WESTBROOK — A new delinquent tax payment policy will enable the city to sell or develop tax-foreclosed properties, but also has protections in place to keep families in their homes, according to City Administrator Jerre Bryant.

Outstanding property taxes on foreclosed properties owed to the city total $984,218, with some of the back taxes dating back to 1998. The city pulls in about $40 million in property taxes annually.

The city can initiate a tax foreclosure on properties with significant tax delinquencies in a process that takes about two years, Bryant said.

The new policy allows the city to take and use those properties if they are not family homes and goes into effect Nov. 8. Until then, an amnesty program that began Aug. 10 gives people who owe money the opportunity to pay the taxes due without interest.

Prior to the change, there was no defined policy on what the city could do with the properties it seizes, but the new policy allows it to use or sell the property to recoup some of the money owed.

“We don’t want to be kicking people out of their homes,” Bryant said. “We wanted to be more aggressive but simultaneously, with this change of policy, offer up an ability to true up, and that’s the amnesty program, which gives owner occupied residential properties an option to have the city forgive all of the interest that has accrued in exchange for a payoff of the actual principle due.”

According to City Tax Collector Dena Lebeda, 56 residential properties are tax foreclosed and behind on property tax.

Interest payments that could be eliminated through the amnesty program vary in amount, she said, with some people owing a few hundred dollars in interest up to one interest bill of $22,000. So far, four people have taken advantage of the of the amnesty program, Lebeda said.

There are 49 foreclosed parcels of land with back taxes owed, and four commercial properties.

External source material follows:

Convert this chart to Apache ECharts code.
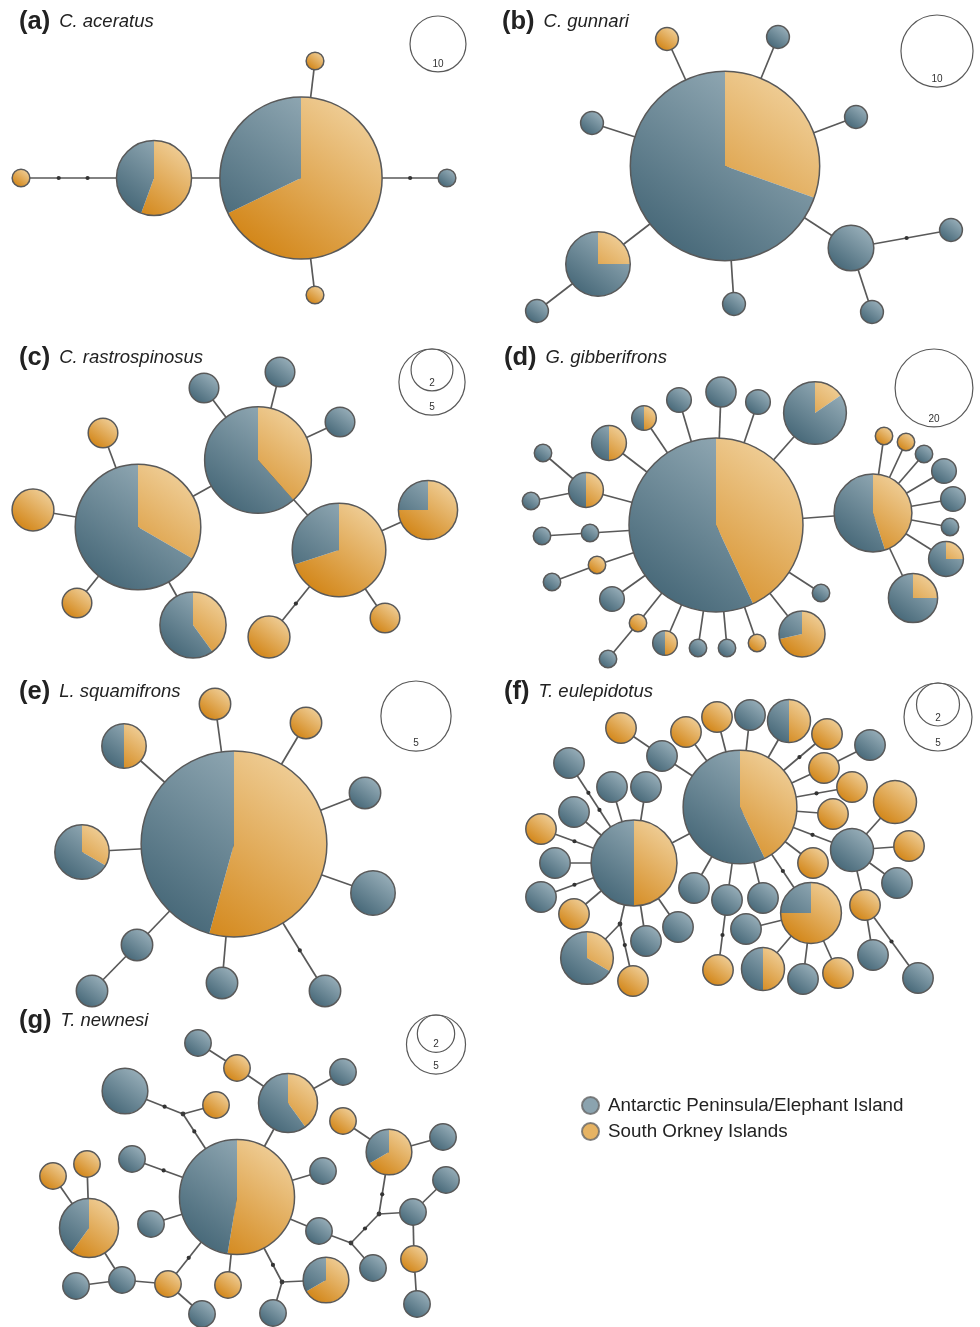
<!DOCTYPE html>
<html>
<head>
<meta charset="utf-8">
<title>Haplotype networks</title>
<script src="https://cdn.jsdelivr.net/npm/echarts@6/dist/echarts.min.js"></script>
<style>
  html, body { margin: 0; padding: 0; background: #fff; }
  #main { width: 980px; height: 1327px; }
</style>
</head>
<body>
<div id="main"></div>
<script>
// node rows: [x, y, blue count, orange count] in the panel's own layout units
// (both counts 0 = median vector). edge rows: [from, to, mutation dots]
var aNodes = [[301,178,27,57],[154,178,8,10],[21,178,0,1],[447,178,1,0],[315,61,0,1],[315,295,0,1]];
var aEdges = [[2,1,2],[1,0],[0,3,1],[0,4],[0,5]];
var aKey = [10];

var bNodes = [[235,166,48,21],[177,39,0,1],[288,37,1,0],[102,123,1,0],[366,117,1,0],[108,264,6,2],
  [47,311,1,0],[244,304,1,0],[361,248,4,0],[461,230,1,0],[382,312,1,0]];
var bEdges = [[0,1],[0,2],[0,3],[0,4],[0,5],[5,6],[0,7],[0,8],[8,9,1],[8,10]];
var bKey = [10];

var cNodes = [[138,192,12,6],[258,125,8,5],[339,215,3,7],[428,175,1,3],[193,290,3,2],[204,53,1,0],
  [280,37,1,0],[340,87,1,0],[103,98,0,1],[33,175,0,2],[77,268,0,1],[269,302,0,2],[385,283,0,1]];
var cEdges = [[0,8],[0,9],[0,10],[0,4],[0,1],[1,5],[1,6],[1,7],[1,2],[2,3],[2,11,1],[2,12]];
var cKey = [5, 2];

var dNodes = [[226,190,57,43],[383,178,11,9],[325,78,11,2],[312,299,2,5],[423,263,6,2],[456,224,3,1],
  [394,101,0,1],[416,107,0,1],[434,119,1,0],[454,136,2,0],[463,164,2,0],[460,192,1,0],
  [268,67,2,0],[231,57,3,0],[189,65,2,0],[154,83,1,1],[119,108,2,2],[96,155,2,2],[53,118,1,0],
  [41,166,1,0],[100,198,1,0],[52,201,1,0],[107,230,0,1],[62,247,1,0],[122,264,2,0],[148,288,0,1],
  [118,324,1,0],[175,308,1,1],[208,313,1,0],[237,313,1,0],[267,308,0,1],[331,258,1,0]];
var dEdges = [[0,1],[0,2],[0,3],[0,12],[0,13],[0,14],[0,15],[0,16],[0,17],[0,20],[0,22],[0,24],
  [0,25],[0,27],[0,28],[0,29],[0,30],[0,31],[1,4],[1,5],[1,6],[1,7],[1,8],[1,9],[1,10],[1,11],
  [17,18],[17,19],[20,21],[22,23],[25,26]];
var dKey = [20];

var eNodes = [[234,174,16,19],[124,76,1,1],[215,34,0,1],[306,53,0,1],[365,123,1,0],[373,223,2,0],
  [325,321,1,0],[222,313,1,0],[137,275,1,0],[92,321,1,0],[82,182,2,1]];
var eEdges = [[0,1],[0,2],[0,3],[0,4],[0,5],[0,6,1],[0,7],[0,8],[8,9],[0,10]];
var eKey = [5];

var fNodes = [[250,137,8,6],[144,193,4,4],[362,180,2,0],[321,243,1,3],[97,288,2,1],[299,51,1,1],
  [273,299,1,1],[405,132,0,2],[131,58,0,1],[172,86,1,0],[196,62,0,1],[227,47,0,1],[260,45,1,0],
  [337,64,0,1],[380,75,1,0],[334,98,0,1],[362,117,0,1],[343,144,0,1],[323,193,0,1],[204,218,1,0],
  [237,230,1,0],[228,300,0,1],[273,228,1,0],[79,93,1,0],[122,117,1,0],[156,117,1,0],[84,142,1,0],
  [51,159,0,1],[65,193,1,0],[51,227,1,0],[84,244,0,1],[156,271,1,0],[188,257,1,0],[143,311,0,1],
  [256,259,1,0],[313,309,1,0],[348,303,0,1],[419,176,0,1],[407,213,1,0],[375,235,0,1],[383,285,1,0],
  [428,308,1,0],[130,254,0,0]];
var fEdges = [[0,1],[0,9],[9,8],[0,10],[0,11],[0,12],[0,5],[0,13,1],[0,15],[15,14],[0,16,1],[0,17],
  [0,2,1],[0,18],[0,3,1],[0,19],[0,20],[20,21,1],[0,22],[1,23,2],[1,24],[1,25],[1,26],[1,27,1],
  [1,28],[1,29,1],[1,30],[1,31],[1,32],[1,42],[42,4],[42,33,1],[3,34],[3,6],[3,35],[3,36],
  [2,7],[2,37],[2,38],[2,39],[39,40],[39,41,1]];
var fKey = [5, 2];

var gNodes = [[237,192,9,10],[288,98,3,2],[389,147,1,2],[89,223,2,3],[326,275,1,2],[125,86,3,0],
  [198,38,1,0],[237,63,0,1],[343,67,1,0],[216,100,0,1],[343,116,0,1],[443,132,1,0],[132,154,1,0],
  [323,166,1,0],[53,171,0,1],[87,159,0,1],[446,175,1,0],[151,219,1,0],[413,207,1,0],[319,226,1,0],
  [414,254,0,1],[373,263,1,0],[76,281,1,0],[122,275,1,0],[168,279,0,1],[228,280,0,1],[202,309,1,0],
  [273,308,1,0],[417,299,1,0],[183,109,0,0],[379,209,0,0],[351,238,0,0],[282,277,0,0]];
var gEdges = [[0,29,1],[29,5,1],[29,9],[0,1],[1,7],[7,6],[1,8],[2,10],[2,11],[2,30,1],[0,12,1],
  [0,13],[0,17],[0,19],[19,31],[31,21],[31,30,1],[30,18],[18,16],[18,20],[20,28],[0,32,1],[32,4],
  [32,27],[0,25],[0,24,1],[24,23],[24,26],[23,22],[23,3],[3,14],[3,15]];
var gKey = [5, 2];

var panels = [
  {tag: '(a)', name: 'C. aceratus', nodes: aNodes, edges: aEdges, key: aKey},
  {tag: '(b)', name: 'C. gunnari', nodes: bNodes, edges: bEdges, key: bKey},
  {tag: '(c)', name: 'C. rastrospinosus', nodes: cNodes, edges: cEdges, key: cKey},
  {tag: '(d)', name: 'G. gibberifrons', nodes: dNodes, edges: dEdges, key: dKey},
  {tag: '(e)', name: 'L. squamifrons', nodes: eNodes, edges: eEdges, key: eKey},
  {tag: '(f)', name: 'T. eulepidotus', nodes: fNodes, edges: fEdges, key: fKey},
  {tag: '(g)', name: 'T. newnesi', nodes: gNodes, edges: gEdges, key: gKey}
];
var regions = ['Antarctic Peninsula/Elephant Island', 'South Orkney Islands'];

// layout of the panels on the page
var boxes = [[0, 0], [490, 0], [0, 335], [490, 335], [0, 670], [490, 670], [0, 1005]];
var titleTop = [9, 9, 345, 345, 679, 679, 1008];
var titleLeft = [19, 502, 19, 504, 19, 504, 19];
var units = [8.85, 11.4, 14.8, 8.7, 15.7, 15.2, 13.2];   // radius of a single haplotype
var keyPos = [[438, 16], [447, 15], [432, 14], [444, 14], [416, 11], [448, 13], [436, 10]];

var FONT = '"Liberation Sans", Arial, sans-serif';
var LINE = '#595959';
var BLUE = ['#95acb7', '#496a7a'];
var ORANGE = ['#eecb92', '#d3871a'];

function shade(stops, cx, cy, r) {
  return new echarts.graphic.LinearGradient(cx + r * 0.6, cy - r * 0.8, cx - r * 0.6, cy + r * 0.8,
    [{offset: 0, color: stops[0]}, {offset: 1, color: stops[1]}], true);
}

function nodeRenderer(unit) {
  return function (params, api) {
    var c = api.coord([api.value(0), api.value(1)]);
    var b = api.value(2), o = api.value(3), n = b + o;
    if (n === 0) {
      return {type: 'circle', shape: {cx: c[0], cy: c[1], r: 2.4}, style: {fill: '#3c3c3c'}};
    }
    var r = api.size([unit * Math.sqrt(n), 0])[0];
    var kids = [];
    if (o === n || b === n) {
      kids.push({type: 'circle', shape: {cx: c[0], cy: c[1], r: r},
        style: {fill: shade(o === n ? ORANGE : BLUE, c[0], c[1], r)}});
    } else {
      var a0 = -Math.PI / 2, a1 = a0 + 2 * Math.PI * o / n;
      kids.push({type: 'sector', shape: {cx: c[0], cy: c[1], r: r, r0: 0, startAngle: a0, endAngle: a1, clockwise: true},
        style: {fill: shade(ORANGE, c[0], c[1], r)}});
      kids.push({type: 'sector', shape: {cx: c[0], cy: c[1], r: r, r0: 0, startAngle: a1, endAngle: a0 + 2 * Math.PI, clockwise: true},
        style: {fill: shade(BLUE, c[0], c[1], r)}});
    }
    kids.push({type: 'circle', shape: {cx: c[0], cy: c[1], r: r},
      style: {fill: null, stroke: LINE, lineWidth: 1.5}});
    return {type: 'group', children: kids};
  };
}

function edgeRenderer(unit) {
  return function (params, api) {
    var p = api.coord([api.value(0), api.value(1)]);
    var q = api.coord([api.value(2), api.value(3)]);
    var r1 = api.size([unit * Math.sqrt(api.value(4)), 0])[0];
    var r2 = api.size([unit * Math.sqrt(api.value(5)), 0])[0];
    var dots = api.value(6);
    var dx = q[0] - p[0], dy = q[1] - p[1], len = Math.sqrt(dx * dx + dy * dy);
    var kids = [{type: 'line', shape: {x1: p[0], y1: p[1], x2: q[0], y2: q[1]},
      style: {stroke: LINE, lineWidth: 1.7}}];
    var s = r1 / len, e = 1 - r2 / len;
    for (var k = 1; k <= dots; k++) {
      var t = s + (e - s) * k / (dots + 1);
      kids.push({type: 'circle', shape: {cx: p[0] + dx * t, cy: p[1] + dy * t, r: 2.1}, style: {fill: '#333'}});
    }
    return {type: 'group', children: kids};
  };
}

function keyRenderer(unit) {
  return function (params, api) {
    var v = api.value(2);
    var c = api.coord([api.value(0), api.value(1)]);
    var r = api.size([unit * Math.sqrt(v), 0])[0];
    return {type: 'group', children: [
      {type: 'circle', shape: {cx: c[0], cy: c[1] + r, r: r}, style: {fill: null, stroke: LINE, lineWidth: 1.2}},
      {type: 'text', style: {text: String(v), x: c[0], y: c[1] + 2 * r - 8, align: 'center',
        verticalAlign: 'middle', fontSize: 10, fill: '#333', fontFamily: FONT}}
    ]};
  };
}

var grids = [], xAxes = [], yAxes = [], series = [], titles = [];
panels.forEach(function (p, i) {
  var w = 490, h = i === 6 ? 322 : 335;
  grids.push({left: boxes[i][0], top: boxes[i][1], width: w, height: h});
  xAxes.push({type: 'value', gridIndex: i, min: 0, max: w, show: false});
  yAxes.push({type: 'value', gridIndex: i, min: 0, max: h, inverse: true, show: false});
  var unit = units[i];
  var edgeRows = p.edges.map(function (e) {
    var s = p.nodes[e[0]], t = p.nodes[e[1]];
    return [s[0], s[1], t[0], t[1], s[2] + s[3], t[2] + t[3], e[2] || 0];
  });
  var base = {type: 'custom', coordinateSystem: 'cartesian2d', xAxisIndex: i, yAxisIndex: i, silent: true};
  series.push(Object.assign({}, base, {renderItem: edgeRenderer(unit), data: edgeRows}));
  series.push(Object.assign({}, base, {renderItem: nodeRenderer(unit), data: p.nodes}));
  series.push(Object.assign({}, base, {renderItem: keyRenderer(unit),
    data: p.key.map(function (v) { return [keyPos[i][0], keyPos[i][1], v]; })}));
  titles.push({
    text: '{b|' + p.tag + '}{i|' + p.name + '}',
    left: titleLeft[i], top: titleTop[i], padding: 0,
    textStyle: {fontWeight: 'normal', rich: {
      b: {fontSize: 25.5, fontWeight: 'bold', color: '#222', fontFamily: FONT},
      i: {fontSize: 18.5, fontStyle: 'italic', fontWeight: 'normal', color: '#222', fontFamily: FONT, padding: [0, 0, 0, 9]}
    }}
  });
});

// empty series only to feed the legend
series.push({name: regions[0], type: 'scatter', xAxisIndex: 6, yAxisIndex: 6, data: [],
  itemStyle: {color: '#6e8c9b', borderColor: '#666', borderWidth: 1}});
series.push({name: regions[1], type: 'scatter', xAxisIndex: 6, yAxisIndex: 6, data: [],
  itemStyle: {color: '#e0a03c', borderColor: '#666', borderWidth: 1}});

var myChart = echarts.init(document.getElementById('main'));
myChart.setOption({
  animation: false,
  backgroundColor: '#fff',
  title: titles,
  legend: {
    data: regions, orient: 'vertical', left: 581, top: 1096, padding: 0, itemGap: 7,
    itemWidth: 17, itemHeight: 17, icon: 'circle', selectedMode: false,
    textStyle: {fontSize: 18.8, color: '#222', fontFamily: FONT, padding: [0, 0, 0, 4]}
  },
  grid: grids,
  xAxis: xAxes,
  yAxis: yAxes,
  series: series
});
</script>
</body>
</html>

“Vacant land, the city may want to do something with, or they may sell the land,” Lebeda said. “Family homes (that don’t take advantage of the amnesty program) will be looked at in a case by case basis.”

If a resident doesn’t use the amnesty program and opts not to pay their back taxes, the city will look into whether the owner could afford to square up with the city, Bryant said.

“If someone is struggling, we want to be sensitive to that,” Bryant said. “If someone fell behind, something happened, we can work with that, but we don’t want to let people just not pay if they had the ability to, when everyone else is,” he said.

If a family is allowed to stay in their home, the next owner of the property will be expected to pay the city the full amount owed, he said.

The homes of owners who “choose not to pay despite having the means to” will be sold, with the city keeping the amount equal to what is owed, as well as additional fees, according to the policy.

Bryant noted that it would take the city about two years to acquire a property, factoring in the time it takes for a lien to go into effect and after consistent “mailings and outreach” to owners.

“There is a reputation that the city doesn’t do anything,” Bryant said of delinquent taxpayers.

“It was ignored before, there is nothing pleasant about this,” he said. “It’s not like it’s causing the city to go to bankruptcy or anything, but I think it was something that either overtly or quietly people chose not to deal with.”